You must find another job with an employer who has an LMO with which to hire you. I believe it has to be accomplished within 90 days.


----------



## wendy82 (Oct 13, 2011)

Auld Yin said:


> You must find another job with an employer who has an LMO with which to hire you. I believe it has to be accomplished within 90 days.


Thats great thank you for that, seems like a reasonable enough time frame in which to get it. (hopefully it wont come to that) Thanks


----------



## EVHB (Feb 11, 2008)

Don't know if that is reasonable... From the time you apply to the time you get hired, it often takes 2-3 months... At least, that is our experience.


----------



## wendy82 (Oct 13, 2011)

EVHB said:


> Don't know if that is reasonable... From the time you apply to the time you get hired, it often takes 2-3 months... At least, that is our experience.

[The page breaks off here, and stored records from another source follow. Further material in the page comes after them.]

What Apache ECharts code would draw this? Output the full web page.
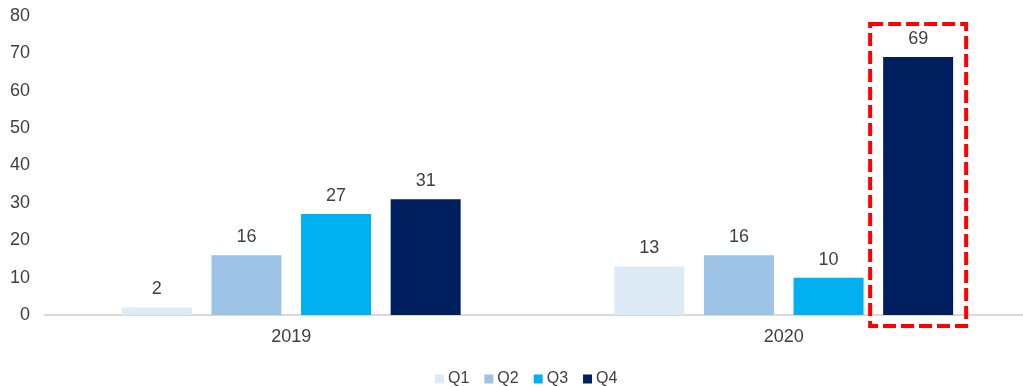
<!DOCTYPE html>
<html>
<head>
<meta charset="utf-8">
<script src="https://cdn.jsdelivr.net/npm/echarts@6/dist/echarts.min.js"></script>
<style>
  html, body { margin: 0; padding: 0; background: #fff; }
  #chart { width: 1023px; height: 387px; }
</style>
</head>
<body>
<div id="chart"></div>
<script>
// Quarterly counts per year
const years = ['2019', '2020'];
const quarters = ['Q1', 'Q2', 'Q3', 'Q4'];
const q1 = [2, 13];
const q2 = [16, 16];
const q3 = [27, 10];
const q4 = [31, 69];
const yTicks = { min: 0, max: 80, interval: 10 };
const colors = ['#DDEBF7', '#9DC3E6', '#00B0F0', '#001F5F'];

const FONT = 'Liberation Sans, Arial, sans-serif';
const TEXT = '#404040';
const chart = echarts.init(document.getElementById('chart'), null, { renderer: 'canvas' });

const seriesValues = [q1, q2, q3, q4];
const series = quarters.map((q, i) => ({
  name: q,
  type: 'bar',
  data: seriesValues[i],
  barWidth: 70,
  barGap: '28%',
  itemStyle: { color: colors[i] },
  label: {
    show: true,
    position: 'top',
    distance: 9,
    fontFamily: FONT,
    fontSize: 18,
    color: TEXT
  }
}));

chart.setOption({
  animation: false,
  color: colors,
  grid: { left: 45, top: 16, width: 985, bottom: 72, outerBoundsMode: 'none', containLabel: false },
  legend: {
    bottom: -5,
    left: 430,
    itemWidth: 9,
    itemHeight: 9,
    itemGap: 15,
    icon: 'rect',
    textStyle: { fontFamily: FONT, fontSize: 16, color: TEXT, padding: [0, 0, 0, -1] },
    data: quarters
  },
  xAxis: {
    type: 'category',
    data: years,
    axisLine: { lineStyle: { color: '#D9D9D9', width: 2 } },
    axisTick: { show: false },
    axisLabel: { fontFamily: FONT, fontSize: 18, color: TEXT, margin: 13 }
  },
  yAxis: {
    type: 'value',
    min: yTicks.min,
    max: yTicks.max,
    interval: yTicks.interval,
    axisLine: { show: false },
    axisTick: { show: false },
    splitLine: { show: false },
    axisLabel: { fontFamily: FONT, fontSize: 18, color: TEXT, margin: 15 }
  },
  series: series
});

// Dashed highlight frame around the 2020 Q4 bar, placed from the bar's rendered layout
function drawHighlight() {
  const data = chart.getModel().getSeriesByIndex(3).getData();
  const lay = data.getItemLayout(1);
  const x0 = Math.min(lay.x, lay.x + lay.width);
  const w = Math.abs(lay.width);
  const base = lay.y;
  const top = lay.y + lay.height;
  chart.setOption({
    graphic: [{
      type: 'rect',
      shape: { x: x0 - 13, y: top - 33, width: w + 26, height: base - top + 44 },
      style: { fill: null, stroke: '#FF0000', lineWidth: 4, lineDash: [13, 5] },
      z: 10
    }]
  });
}
drawHighlight();
</script>
</body>
</html>
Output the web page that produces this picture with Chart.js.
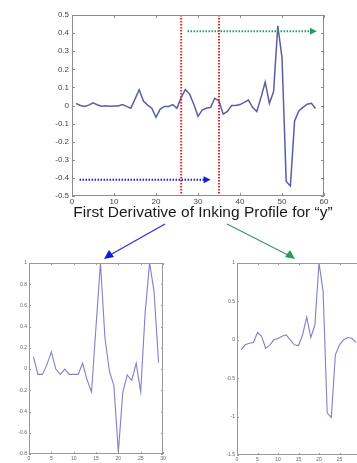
<!DOCTYPE html>
<html>
<head>
<meta charset="utf-8">
<script src="https://cdn.jsdelivr.net/npm/chart.js@4.4.1/dist/chart.umd.min.js"></script>
<style>
  html,body{margin:0;padding:0;background:#fff;width:357px;height:463px;overflow:hidden;}
  #wrap{position:relative;width:357px;height:463px;overflow:hidden;}
  canvas{position:absolute;}
  #title{position:absolute;left:0;width:406px;top:203px;text-align:center;font-family:"Liberation Sans",Arial,sans-serif;font-size:15.5px;color:#1a1a1a;white-space:nowrap;}
  svg{position:absolute;left:0;top:0;}
</style>
</head>
<body>
<div id="wrap">
  <canvas id="top" width="357" height="207" style="left:0;top:0;"></canvas>
  <div id="title">First Derivative of Inking Profile for “y”</div>
  <canvas id="left" width="175" height="213" style="left:0;top:250px;"></canvas>
  <canvas id="right" width="170" height="213" style="left:200px;top:250px;"></canvas>
  <svg width="357" height="463">
    <line x1="165" y1="224" x2="110" y2="255" stroke="#3030d8" stroke-width="1.3"/>
    <polygon points="104,259 109,250 114,257" fill="#1515e0"/>
    <line x1="227" y1="224" x2="288" y2="255" stroke="#3a9a70" stroke-width="1.3"/>
    <polygon points="295,259 285,257 290,250" fill="#2a9a60"/>
  </svg>
</div>
<script>
// ---- Data ----
const topX = [1,2,3,4,5,6,7,8,9,10,11,12,13,14,15,16,17,18,19,20,21,22,23,24,25,26,27,28,29,30,31,32,33,34,35,36,37,38,39,40,41,42,43,44,45,46,47,48,49,50,51,52,53,54,55,56,57,58];
const topY = [0.011,0.000,-0.005,0.002,0.015,0.004,-0.004,-0.002,-0.004,-0.003,-0.003,0.005,-0.005,-0.015,0.035,0.087,0.025,0.002,-0.015,-0.065,-0.020,-0.005,-0.005,0.005,-0.015,0.045,0.088,0.063,0.007,-0.060,-0.025,-0.015,-0.010,0.040,0.025,-0.048,-0.033,0.000,0.000,0.005,0.017,0.030,-0.010,-0.033,0.045,0.130,0.012,0.077,0.440,0.265,-0.420,-0.445,-0.085,-0.030,-0.010,0.007,0.012,-0.017];
const topXTicks = [0,10,20,30,40,50,60];
const topYTicks = [0.5,0.4,0.3,0.2,0.1,0,-0.1,-0.2,-0.3,-0.4,-0.5];

const leftX = [1,2,3,4,5,6,7,8,9,10,11,12,13,14,15,16,17,18,19,20,21,22,23,24,25,26,27,28,29];
const leftY = [0.116,-0.05,-0.05,0.04,0.163,0.0,-0.05,0.0,-0.05,-0.05,-0.05,0.055,-0.1,-0.215,0.40,1.0,0.295,-0.02,-0.155,-0.78,-0.22,-0.055,-0.105,0.055,-0.215,0.53,1.0,0.73,0.06];
const leftXTicks = [0,5,10,15,20,25,30];
const leftYTicks = [1,0.8,0.6,0.4,0.2,0,-0.2,-0.4,-0.6,-0.8];

const rightX = [1,2,3,4,5,6,7,8,9,10,11,12,13,14,15,16,17,18,19,20,21,22,23,24,25,26,27,28,29];
const rightY = [-0.13,-0.065,-0.045,-0.035,0.095,0.045,-0.11,-0.07,0.0,0.017,0.045,0.065,0.0,-0.065,-0.075,0.065,0.295,0.03,0.195,1.0,0.63,-0.955,-1.01,-0.195,-0.065,0.0,0.03,0.02,-0.035];
const rightXTicks = [0,5,10,15,20,25,30];
const rightYTicks = [1,0.5,0,-0.5,-1,-1.5];

// annotation values (data units of the top chart)
const windowLines = [26, 35];
const blueArrow = {y:-0.41, from:1.8, to:33};
const greenArrow = {y:0.41, from:27.5, to:58.3};

// ---- helpers ----
const FONT = '"Liberation Sans", Arial, sans-serif';
function fmt(v){ const r = Math.round(v*100)/100; return String(r); }

const boxPlugin = {
  id:'box',
  afterDatasetsDraw(chart, args, o){
    const {ctx, chartArea:a, scales:{x,y}} = chart;
    ctx.save();
    ctx.strokeStyle = o.color || '#8a8a8a';
    ctx.lineWidth = 1;
    const L = o.len || 3;
    ctx.beginPath();
    x.ticks.forEach(t=>{
      const p = Math.round(x.getPixelForValue(t.value))+0.5;
      ctx.moveTo(p, a.bottom); ctx.lineTo(p, a.bottom-L);
      ctx.moveTo(p, a.top); ctx.lineTo(p, a.top+L);
    });
    y.ticks.forEach(t=>{
      const p = Math.round(y.getPixelForValue(t.value))+0.5;
      ctx.moveTo(a.left, p); ctx.lineTo(a.left+L, p);
      ctx.moveTo(a.right, p); ctx.lineTo(a.right-L, p);
    });
    ctx.stroke();
    ctx.lineWidth = o.width || 1;
    ctx.strokeRect(Math.round(a.left)+0.5, Math.round(a.top)+0.5, Math.round(a.width)-1, Math.round(a.height)-1);
    ctx.restore();
  }
};

const annotPlugin = {
  id:'annot',
  afterDatasetsDraw(chart){
    const {ctx, chartArea:a, scales:{x,y}} = chart;
    ctx.save();
    ctx.strokeStyle = '#e02424';
    ctx.lineWidth = 2;
    ctx.setLineDash([1.5,1.5]);
    windowLines.forEach(v=>{
      const p = x.getPixelForValue(v);
      ctx.beginPath(); ctx.moveTo(p, a.top); ctx.lineTo(p, a.bottom); ctx.stroke();
    });
    function arrow(ar, color){
      const py = y.getPixelForValue(ar.y);
      const x0 = x.getPixelForValue(ar.from), x1 = x.getPixelForValue(ar.to);
      ctx.strokeStyle = color; ctx.fillStyle = color;
      ctx.lineWidth = 2; ctx.setLineDash([1.5,1.5]);
      ctx.beginPath(); ctx.moveTo(x0, py); ctx.lineTo(x1-6, py); ctx.stroke();
      ctx.setLineDash([]);
      ctx.beginPath(); ctx.moveTo(x1, py); ctx.lineTo(x1-7, py-3.5); ctx.lineTo(x1-7, py+3.5); ctx.closePath(); ctx.fill();
    }
    arrow(blueArrow, '#1a1ad8');
    arrow(greenArrow, '#2a9a62');
    ctx.restore();
  }
};

function makeChart(id, xs, ys, xTicks, yTicks, cfg){
  const pts = xs.map((v,i)=>({x:v, y:ys[i]}));
  return new Chart(document.getElementById(id), {
    type:'line',
    data:{datasets:[{data:pts, borderColor:cfg.lineColor, borderWidth:cfg.lineWidth, pointRadius:0, tension:0, fill:false}]},
    options:{
      responsive:false, animation:false, devicePixelRatio:1,
      layout:{padding:cfg.padding},
      plugins:{legend:{display:false}, tooltip:{enabled:false}, box:{color:cfg.boxColor, len:cfg.tickLen}},
      scales:{
        x:{type:'linear', min:xTicks[0], max:xTicks[xTicks.length-1],
           afterBuildTicks(s){ s.ticks = xTicks.map(v=>({value:v})); },
           ticks:{font:{family:FONT, size:cfg.fontSize}, color:cfg.labelColor, padding:cfg.xPad, maxRotation:0, autoSkip:false, callback:v=>fmt(v)},
           grid:{display:false, drawTicks:false}, border:{display:false},
           afterFit(s){ s.height = cfg.xH; }},
        y:{type:'linear', min:yTicks[yTicks.length-1], max:yTicks[0],
           afterBuildTicks(s){ s.ticks = yTicks.slice().reverse().map(v=>({value:v})); },
           ticks:{font:{family:FONT, size:cfg.fontSize}, color:cfg.labelColor, padding:cfg.yPad, autoSkip:false, callback:v=>fmt(v)},
           grid:{display:false, drawTicks:false}, border:{display:false},
           afterFit(s){ s.width = cfg.yW; }}
      }
    },
    plugins: cfg.plugins
  });
}

makeChart('top', topX, topY, topXTicks, topYTicks, {
  lineColor:'#5a5ea6', lineWidth:1.5, padding:{left:0, top:15, right:33, bottom:0},
  boxColor:'#8c8c8c', tickLen:3, fontSize:8, labelColor:'#444', xPad:1, yPad:3, xH:11, yW:72,
  plugins:[annotPlugin, boxPlugin]
});
makeChart('left', leftX, leftY, leftXTicks, leftYTicks, {
  lineColor:'#7e82c8', lineWidth:1.1, padding:{left:0, top:13, right:12, bottom:0},
  boxColor:'#9a9a9a', tickLen:2, fontSize:5, labelColor:'#666', xPad:2, yPad:2, xH:9, yW:29,
  plugins:[boxPlugin]
});
makeChart('right', rightX, rightY, rightXTicks, rightYTicks, {
  lineColor:'#7e82c8', lineWidth:1.1, padding:{left:0, top:13, right:10, bottom:0},
  boxColor:'#9a9a9a', tickLen:2, fontSize:5, labelColor:'#666', xPad:2, yPad:2, xH:8, yW:37,
  plugins:[boxPlugin]
});
</script>
</body>
</html>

I think everyone's experience is different, i know mine has been, its been an absolute disaster, we applied for the IEC visa in December and were accepted etc and then told 5 weeks ago that we were "rejected" that it was not the right visa for our family.........we were devistated after waiting sooo long. 

 I hope it doesnt happen then. We were waiting for our LMO for 5 weeks so hopefully it wont take 2-3 months if we ever need one again!!


----------



## JGK (Dec 12, 2009)

wendy82 said:


> Hi, im just wondering if you get an LMO from your employer and go to Canada, get your work permit etc and start your job............what happens if you loose your job???? Does this mean you have to go home or can you get another job???
> 
> Any info would be great


Happened to me in 2008 (employer closed site) and, unless the rules have changed, I was told I could stay in Canada until my TWP expired, but could not work until I had a new LMO and TWP for a new employer. even at best that took 4 months. 

No way would it happen in under 90 days.

I am not sure if the same applies if you quit a job though.


----------



## wendy82 (Oct 13, 2011)

JGK said:


> Happened to me in 2008 (employer closed site) and, unless the rules have changed, I was told I could stay in Canada until my TWP expired, but could not work until I had a new LMO and TWP for a new employer. even at best that took 4 months.
> 
> No way would it happen in under 90 days.
> 
> I am not sure if the same applies if you quit a job though.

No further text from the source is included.